Many of you may have rebuilt your 1949 Cadillac carburetor, the trusty Carter WDC 722S. Although the instructions in the Shop Manual are very good, in paragraph 10 on page 124 there is insufficient detail on an important tuning trick: aiming your accelerator pump discharge jets for optimum throttle response. The Carter 722S carburetor has two little dots cast into the carb body and the sprays from the accelerator pump jets are supposed to hit these targets. The Cadillac engineers figured out that when the spray hits these targets you get the best atomization of the accelerator pump spray and thus the best throttle response.

This tuning can be done while rebuilding the carburetor or simply by removing the air horn (the very top of the carb) to gain access to the accelerator pump jet nozzles. Indeed, once you take off the air horn, you have good access to the nozzles. The targets are little dots cast into an upper portion of the lower half of the carb. You just take a pair of needle nose pliers and gently bend the jet nozzles until the fuel sprays directly onto the “targets”. If there is fuel in the carburetor bowl, manipulating the rod from the gas pedal a little causes fuel to be sprayed from the nozzles and you can see if it is hitting the targets or not.

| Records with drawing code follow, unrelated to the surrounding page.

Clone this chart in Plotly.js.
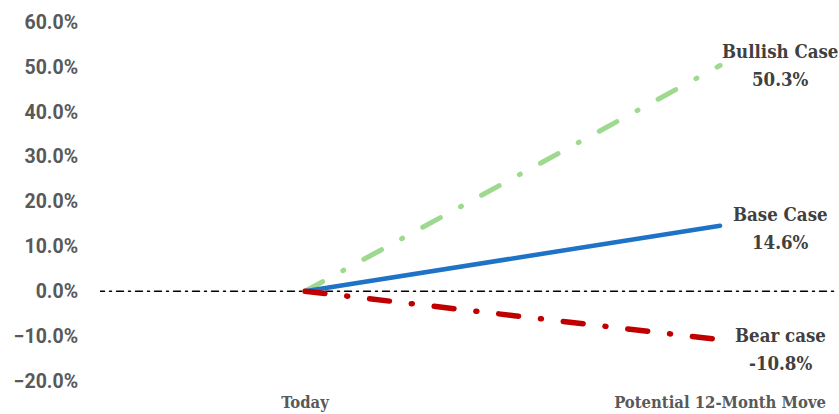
<!DOCTYPE html>
<html><head><meta charset="utf-8">
<script src="https://cdn.plot.ly/plotly-3.0.1.min.js"></script>
<style>
html,body{margin:0;padding:0;background:#fff;}
#chart{width:839px;height:414px;}
.scatterlayer path.js-line{stroke-linecap:round !important;}
</style></head>
<body><div id="chart"></div>
<script>
const xPositions = [0, 1];
const xTickLabels = ["Today", "Potential 12-Month Move"];
const bullish = [0, 0.503];
const base = [0, 0.146];
const bear = [0, -0.108];
const caseNames = ["Bullish Case", "Base Case", "Bear case"];
const caseValues = [0.503, 0.146, -0.108];
const zeroLineX = [-0.5, 1.3];
const zeroLineY = [0, 0];

const traces = [
  {x: zeroLineX, y: zeroLineY, mode: "lines", line: {color: "#000", width: 1.5, dash: "7px,5px,2px,5px"}, hoverinfo: "skip"},
  {x: xPositions, y: bullish, mode: "lines", line: {color: "#9dd98e", width: 5, dash: "20px,23px,1px,23px"}},
  {x: xPositions, y: base, mode: "lines", line: {color: "#1f73c6", width: 4.5}},
  {x: xPositions, y: bear, mode: "lines", line: {color: "#c00000", width: 5.5, dash: "20px,22px,1px,22px"}}
];

const centerShifts = [0, -3, -10];
const annFont = {family: "DejaVu Serif Condensed, DejaVu Serif", size: 18.5, color: "#404040"};
const annotations = [];
caseNames.forEach((n, i) => {
  annotations.push({
    x: 1.145, y: caseValues[i], xref: "x", yref: "y",
    text: "<b>" + n + "</b>", showarrow: false, xanchor: "center", yanchor: "middle",
    yshift: centerShifts[i] + 14, font: annFont
  });
  annotations.push({
    x: 1.145, y: caseValues[i], xref: "x", yref: "y",
    text: "<b>" + (caseValues[i] * 100).toFixed(1) + "%</b>", showarrow: false, xanchor: "center", yanchor: "middle",
    yshift: centerShifts[i] - 14, font: annFont
  });
});

const layout = {
  width: 839, height: 414,
  margin: {l: 100, r: 4, t: 22, b: 33},
  paper_bgcolor: "#fff", plot_bgcolor: "#fff",
  showlegend: false,
  xaxis: {
    range: [-0.494, 1.277], tickvals: xPositions, ticktext: xTickLabels.map(t => "<b>" + t + "</b>"),
    showgrid: false, zeroline: false, showline: false,
    ticks: "outside", ticklen: 6, tickcolor: "rgba(0,0,0,0)",
    tickfont: {family: "DejaVu Serif Condensed, DejaVu Serif", size: 16.5, color: "#595959"}
  },
  yaxis: {
    range: [-0.2, 0.6], dtick: 0.1, tickformat: ".1%",
    showgrid: false, zeroline: false, showline: false,
    ticks: "outside", ticklen: 17, tickcolor: "rgba(0,0,0,0)",
    tickfont: {family: "Roboto", size: 19.5, color: "#595959", weight: "bold"}
  },
  annotations: annotations
};

Plotly.newPlot("chart", traces, layout, {displayModeBar: false, staticPlot: true});
</script></body></html>
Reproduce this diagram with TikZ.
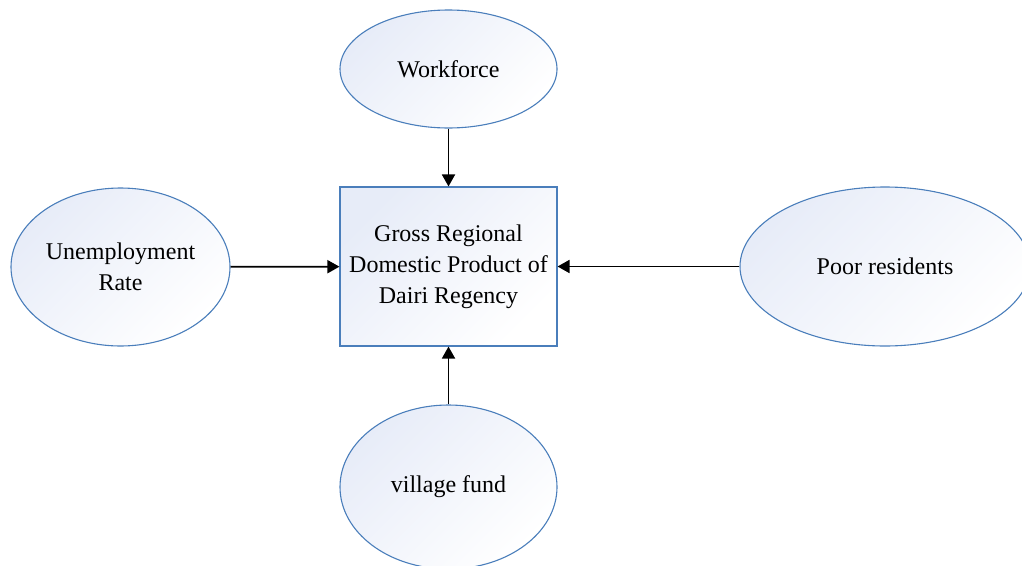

The carburetor does not have to be totally disassembled or even removed from the engine to do this.

So on my own car, I removed the air cleaner and the air horn from the top of the carb and tweaked the aim of the nozzles to hit the targets exactly. It really made a difference. We also did this with Jay Friedman’s car and he reports that his car is running better than ever as a result. By the way, I didn’t figure this out myself; I found the details in an old carburetor user guide.